Plane seats have been getting smaller, prompting the Flyers Rights advocacy group to ask the FAA to regulate them.

PRESCOTT, Ariz. - The Federal Aviation Administration Thursday was expected to release an update sometime soon on its refusal to regulate the distance between passenger seats and their size in airplanes, following a request from a passenger advocacy group and ruling by the U.S. Court of Appeals in Washington.

Passengers may soon get a little more legroom on flights, depending on results of an updated review by the FAA.

William Waldock is a professor of safety science at Embry-Riddle Aeronautical University.

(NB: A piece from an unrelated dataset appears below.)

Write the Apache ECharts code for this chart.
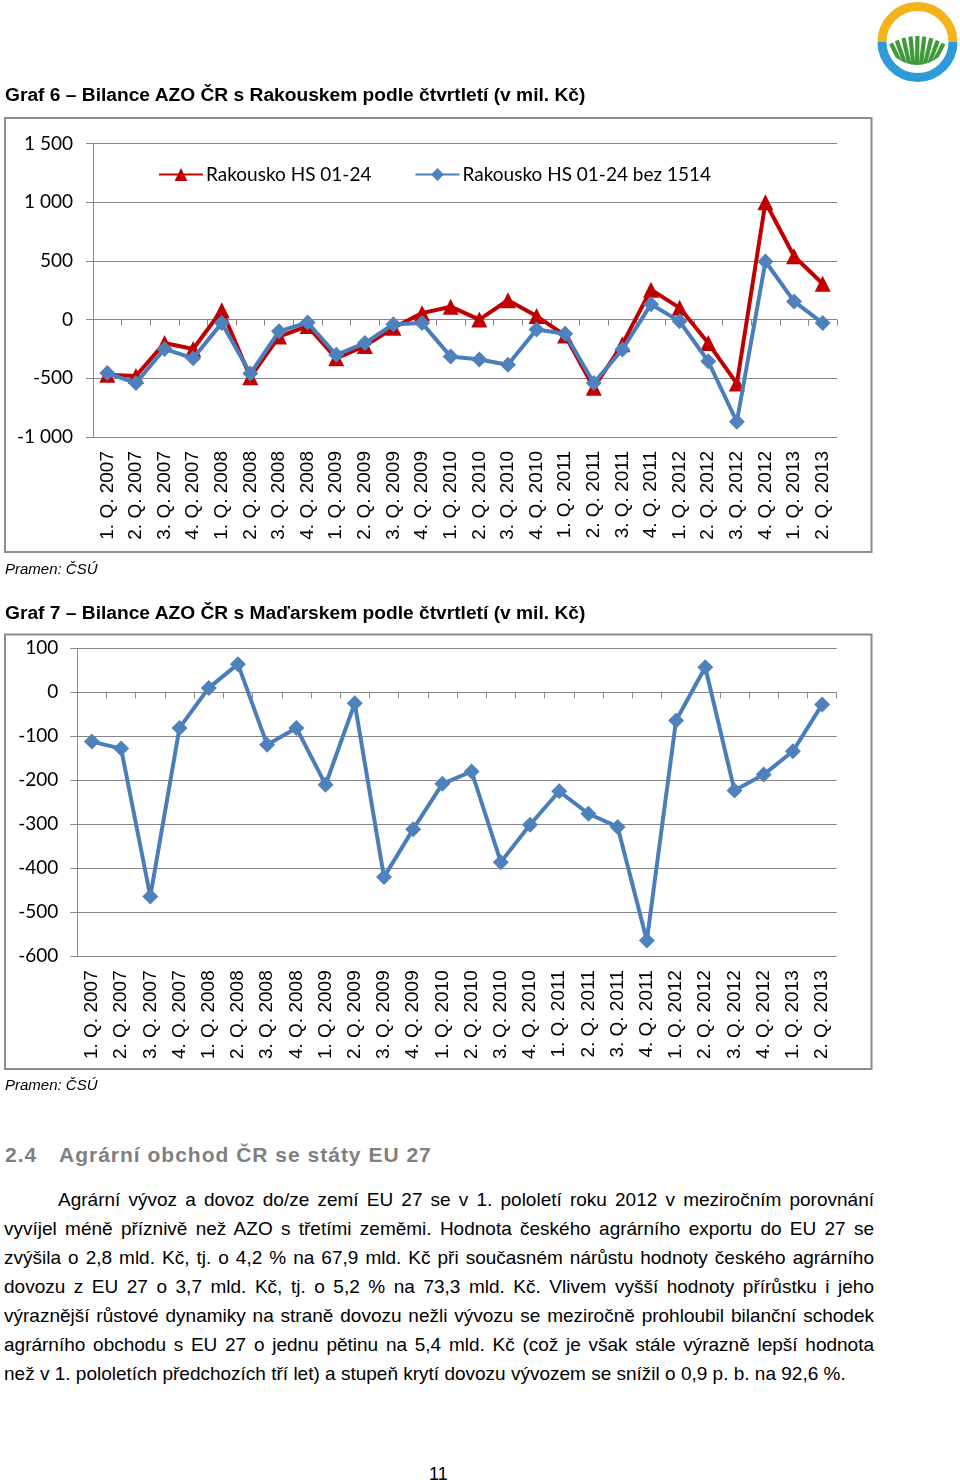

“Recently, we’ve seen a lot of airlines have been shrinking it down from 32, 31 in a few cases, all the way to 28 inches,” Waldock said.

The decreasing seat size and pitch, as the distance from the back of one seat to the back of the next is known, prompted the Flyers Rights group to ask the FAA to regulate both, pointing to safety and health risks.

When the FAA responded to the group, saying seat spacing was a matter of comfort, not safety, the nonprofit challenged the FAA in court.

Waldock agreed 28 inches wasn’t safe.

“Trying to get out of an airplane like that is going to be a lot harder if you have the narrow seat pitch like that if you have a true emergency evacuation,” Waldock said.

Thursday, it had been nearly a year since a July 2017 ruling by the U.S. Supreme Court of Appeals in Washington, which stated the FAA relied on outdated or irrelevant tests and studies before making its decision and asked the agency to come up with better reasons for its response to the group’s safety concerns.

Waldock said while airlines were focused on adding more rows to carry more passengers, there needed to be a middle ground taking more than economics into account.

“I think probably the good compromise average is somewhere between 31 and 32 inches. That means somebody who’s six feet tall can sit in the seat and they’ll have about an inch from their knee to the seat back in front of them,” Waldock said.

An updated answer from the FAA to Flyers Rights was not in yet Thursday, but was expected soon.